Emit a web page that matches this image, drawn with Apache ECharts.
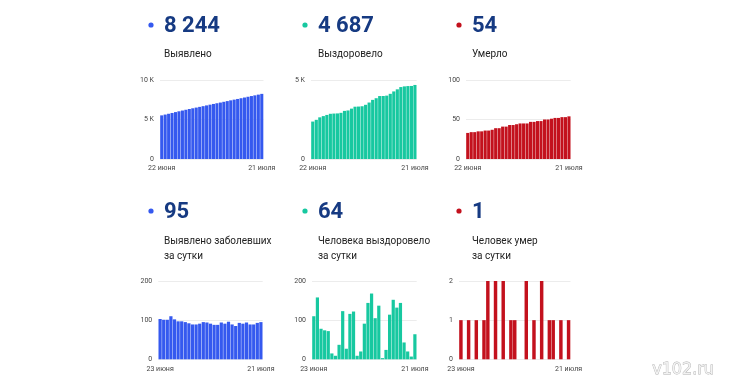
<!DOCTYPE html>
<html>
<head>
<meta charset="utf-8">
<script src="https://cdn.jsdelivr.net/npm/echarts@6/dist/echarts.min.js"></script>
<style>
html,body{margin:0;padding:0;background:#fff;}
#c{width:730px;height:380px;}
</style>
</head>
<body>
<div id="c"></div>
<script>
// ---- data ----
var datesCumulative = ['22 июня','23 июня','24 июня','25 июня','26 июня','27 июня','28 июня','29 июня','30 июня',
  '1 июля','2 июля','3 июля','4 июля','5 июля','6 июля','7 июля','8 июля','9 июля','10 июля',
  '11 июля','12 июля','13 июля','14 июля','15 июля','16 июля','17 июля','18 июля','19 июля','20 июля','21 июля'];
var datesDaily = ['23 июня','24 июня','25 июня','26 июня','27 июня','28 июня','29 июня','30 июня',
  '1 июля','2 июля','3 июля','4 июля','5 июля','6 июля','7 июля','8 июля','9 июля','10 июля',
  '11 июля','12 июля','13 июля','14 июля','15 июля','16 июля','17 июля','18 июля','19 июля','20 июля','21 июля'];

var casesTotal = [5522,5625,5726,5827,5937,6039,6136,6233,6328,6420,6509,6598,6689,6784,6878,6969,7057,7145,7239,7330,7426,7515,7600,7693,7784,7878,7967,8056,8149,8244];
var recoveredTotal = [2369,2479,2637,2715,2789,2861,2876,2885,2922,3045,3072,3188,3310,3319,3339,3430,3574,3742,3847,3984,3987,4011,4125,4277,4409,4553,4596,4616,4623,4687];
var deathsTotal = [33,34,34,35,35,36,36,37,39,39,41,41,43,43,44,45,45,45,47,47,48,48,50,50,51,52,52,53,53,54];

var casesDaily = [103,101,101,110,102,97,97,95,92,89,89,91,95,94,91,88,88,94,91,96,89,85,93,91,94,89,89,93,95];
var recoveredDaily = [110,158,78,74,72,15,9,37,123,27,116,122,9,20,91,144,168,105,137,3,24,114,152,132,144,43,20,7,64];
var deathsDaily = [1,0,1,0,1,0,1,2,0,2,0,2,0,1,1,0,0,2,0,1,0,2,0,1,1,0,1,0,1];

var headerNumbers = ['8 244','4 687','54','95','64','1'];
var headerLabels = ['Выявлено','Выздоровело','Умерло','Выявлено заболевших\nза сутки','Человека выздоровело\nза сутки','Человек умер\nза сутки'];

var yMax = [10000, 5000, 100, 200, 200, 2];
var yInterval = [5000, 5000, 50, 100, 100, 1];

// ---- layout / style ----
var BLUE = '#3559ef', TEAL = '#17c8a0', RED = '#c3111d';
var colors = [BLUE, TEAL, RED, BLUE, TEAL, RED];
var grids = [
  {left:160, width:103.5, top:80, height:79},
  {left:311, width:105.7, top:80, height:79},
  {left:466, width:104.7, top:80, height:79},
  {left:158.3, width:104.4, top:281, height:78.3},
  {left:312, width:104.7, top:281, height:78.3},
  {left:459, width:111.5, top:281, height:78.3}
];
var colX = [164, 318, 472];
var dotX = [151, 305, 459];

var seriesData = [casesTotal, recoveredTotal, deathsTotal, casesDaily, recoveredDaily, deathsDaily];
var seriesCats = [datesCumulative, datesCumulative, datesCumulative, datesDaily, datesDaily, datesDaily];

var xAxes = [], yAxes = [], series = [], graphics = [];
for (var i = 0; i < 6; i++) {
  (function(i){
    var n = seriesCats[i].length;
    xAxes.push({
      type:'category', gridIndex:i, data:seriesCats[i],
      axisLine:{show:false}, axisTick:{show:false},
      axisLabel:{
        interval:function(idx){ return idx===0 || idx===n-1; },
        fontSize:7, color:'#444', margin:6, fontFamily:'Roboto'
      }
    });
    yAxes.push({
      type:'value', gridIndex:i, min:0, max:yMax[i], interval:yInterval[i],
      axisLine:{show:false}, axisTick:{show:false},
      splitLine:{lineStyle:{color:'#ececec', width:1}},
      axisLabel:{
        fontSize:7, color:'#444', margin:6, fontFamily:'Roboto',
        formatter:function(v){
          if (i < 2) return v === 0 ? '0' : (v/1000) + ' K';
          return String(v);
        }
      }
    });
    series.push({
      type:'bar', xAxisIndex:i, yAxisIndex:i, data:seriesData[i],
      barCategoryGap: (i===5 ? '10%' : '11%'),
      itemStyle:{color:colors[i]},
      silent:true, animation:false
    });
    var row = i < 3 ? 0 : 1;
    var col = i % 3;
    var numY = row === 0 ? 25 : 211;
    var labY = row === 0 ? 52.7 : 239.5;
    graphics.push({type:'circle', shape:{cx:dotX[col], cy:numY, r:2.6}, style:{fill:colors[i]}});
    graphics.push({type:'text', x:colX[col], y:numY+1, style:{
      text:headerNumbers[i], fill:'#163a82', font:'bold 22px Roboto', verticalAlign:'middle', align:'left'}});
    graphics.push({type:'text', x:colX[col], y:labY-6, style:{
      text:headerLabels[i], fill:'#222', font:'10px Roboto', lineHeight:15.3, verticalAlign:'top', align:'left'}});
  })(i);
}
graphics.push({type:'text', x:714, y:370, style:{
  text:'v102.ru', fill:'#f2f2f2', stroke:'#b0b0b0', lineWidth:0.8,
  font:'16px "DejaVu Sans"', align:'right', verticalAlign:'middle'}});

var chart = echarts.init(document.getElementById('c'), null, {renderer:'canvas'});
chart.setOption({
  animation:false,
  backgroundColor:'#fff',
  grid:grids,
  xAxis:xAxes,
  yAxis:yAxes,
  series:series,
  graphic:graphics
});
</script>
</body>
</html>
----------------------------------------
**What is being asked:**
Quote the preceding listing precisely and completely, omitting its images.

**Complete answer:**
Emit a web page that matches this image, drawn with Apache ECharts.
<!DOCTYPE html>
<html>
<head>
<meta charset="utf-8">
<script src="https://cdn.jsdelivr.net/npm/echarts@6/dist/echarts.min.js"></script>
<style>
html,body{margin:0;padding:0;background:#fff;}
#c{width:730px;height:380px;}
</style>
</head>
<body>
<div id="c"></div>
<script>
// ---- data ----
var datesCumulative = ['22 июня','23 июня','24 июня','25 июня','26 июня','27 июня','28 июня','29 июня','30 июня',
  '1 июля','2 июля','3 июля','4 июля','5 июля','6 июля','7 июля','8 июля','9 июля','10 июля',
  '11 июля','12 июля','13 июля','14 июля','15 июля','16 июля','17 июля','18 июля','19 июля','20 июля','21 июля'];
var datesDaily = ['23 июня','24 июня','25 июня','26 июня','27 июня','28 июня','29 июня','30 июня',
  '1 июля','2 июля','3 июля','4 июля','5 июля','6 июля','7 июля','8 июля','9 июля','10 июля',
  '11 июля','12 июля','13 июля','14 июля','15 июля','16 июля','17 июля','18 июля','19 июля','20 июля','21 июля'];

var casesTotal = [5522,5625,5726,5827,5937,6039,6136,6233,6328,6420,6509,6598,6689,6784,6878,6969,7057,7145,7239,7330,7426,7515,7600,7693,7784,7878,7967,8056,8149,8244];
var recoveredTotal = [2369,2479,2637,2715,2789,2861,2876,2885,2922,3045,3072,3188,3310,3319,3339,3430,3574,3742,3847,3984,3987,4011,4125,4277,4409,4553,4596,4616,4623,4687];
var deathsTotal = [33,34,34,35,35,36,36,37,39,39,41,41,43,43,44,45,45,45,47,47,48,48,50,50,51,52,52,53,53,54];

var casesDaily = [103,101,101,110,102,97,97,95,92,89,89,91,95,94,91,88,88,94,91,96,89,85,93,91,94,89,89,93,95];
var recoveredDaily = [110,158,78,74,72,15,9,37,123,27,116,122,9,20,91,144,168,105,137,3,24,114,152,132,144,43,20,7,64];
var deathsDaily = [1,0,1,0,1,0,1,2,0,2,0,2,0,1,1,0,0,2,0,1,0,2,0,1,1,0,1,0,1];

var headerNumbers = ['8 244','4 687','54','95','64','1'];
var headerLabels = ['Выявлено','Выздоровело','Умерло','Выявлено заболевших\nза сутки','Человека выздоровело\nза сутки','Человек умер\nза сутки'];

var yMax = [10000, 5000, 100, 200, 200, 2];
var yInterval = [5000, 5000, 50, 100, 100, 1];

// ---- layout / style ----
var BLUE = '#3559ef', TEAL = '#17c8a0', RED = '#c3111d';
var colors = [BLUE, TEAL, RED, BLUE, TEAL, RED];
var grids = [
  {left:160, width:103.5, top:80, height:79},
  {left:311, width:105.7, top:80, height:79},
  {left:466, width:104.7, top:80, height:79},
  {left:158.3, width:104.4, top:281, height:78.3},
  {left:312, width:104.7, top:281, height:78.3},
  {left:459, width:111.5, top:281, height:78.3}
];
var colX = [164, 318, 472];
var dotX = [151, 305, 459];

var seriesData = [casesTotal, recoveredTotal, deathsTotal, casesDaily, recoveredDaily, deathsDaily];
var seriesCats = [datesCumulative, datesCumulative, datesCumulative, datesDaily, datesDaily, datesDaily];

var xAxes = [], yAxes = [], series = [], graphics = [];
for (var i = 0; i < 6; i++) {
  (function(i){
    var n = seriesCats[i].length;
    xAxes.push({
      type:'category', gridIndex:i, data:seriesCats[i],
      axisLine:{show:false}, axisTick:{show:false},
      axisLabel:{
        interval:function(idx){ return idx===0 || idx===n-1; },
        fontSize:7, color:'#444', margin:6, fontFamily:'Roboto'
      }
    });
    yAxes.push({
      type:'value', gridIndex:i, min:0, max:yMax[i], interval:yInterval[i],
      axisLine:{show:false}, axisTick:{show:false},
      splitLine:{lineStyle:{color:'#ececec', width:1}},
      axisLabel:{
        fontSize:7, color:'#444', margin:6, fontFamily:'Roboto',
        formatter:function(v){
          if (i < 2) return v === 0 ? '0' : (v/1000) + ' K';
          return String(v);
        }
      }
    });
    series.push({
      type:'bar', xAxisIndex:i, yAxisIndex:i, data:seriesData[i],
      barCategoryGap: (i===5 ? '10%' : '11%'),
      itemStyle:{color:colors[i]},
      silent:true, animation:false
    });
    var row = i < 3 ? 0 : 1;
    var col = i % 3;
    var numY = row === 0 ? 25 : 211;
    var labY = row === 0 ? 52.7 : 239.5;
    graphics.push({type:'circle', shape:{cx:dotX[col], cy:numY, r:2.6}, style:{fill:colors[i]}});
    graphics.push({type:'text', x:colX[col], y:numY+1, style:{
      text:headerNumbers[i], fill:'#163a82', font:'bold 22px Roboto', verticalAlign:'middle', align:'left'}});
    graphics.push({type:'text', x:colX[col], y:labY-6, style:{
      text:headerLabels[i], fill:'#222', font:'10px Roboto', lineHeight:15.3, verticalAlign:'top', align:'left'}});
  })(i);
}
graphics.push({type:'text', x:714, y:370, style:{
  text:'v102.ru', fill:'#f2f2f2', stroke:'#b0b0b0', lineWidth:0.8,
  font:'16px "DejaVu Sans"', align:'right', verticalAlign:'middle'}});

var chart = echarts.init(document.getElementById('c'), null, {renderer:'canvas'});
chart.setOption({
  animation:false,
  backgroundColor:'#fff',
  grid:grids,
  xAxis:xAxes,
  yAxis:yAxes,
  series:series,
  graphic:graphics
});
</script>
</body>
</html>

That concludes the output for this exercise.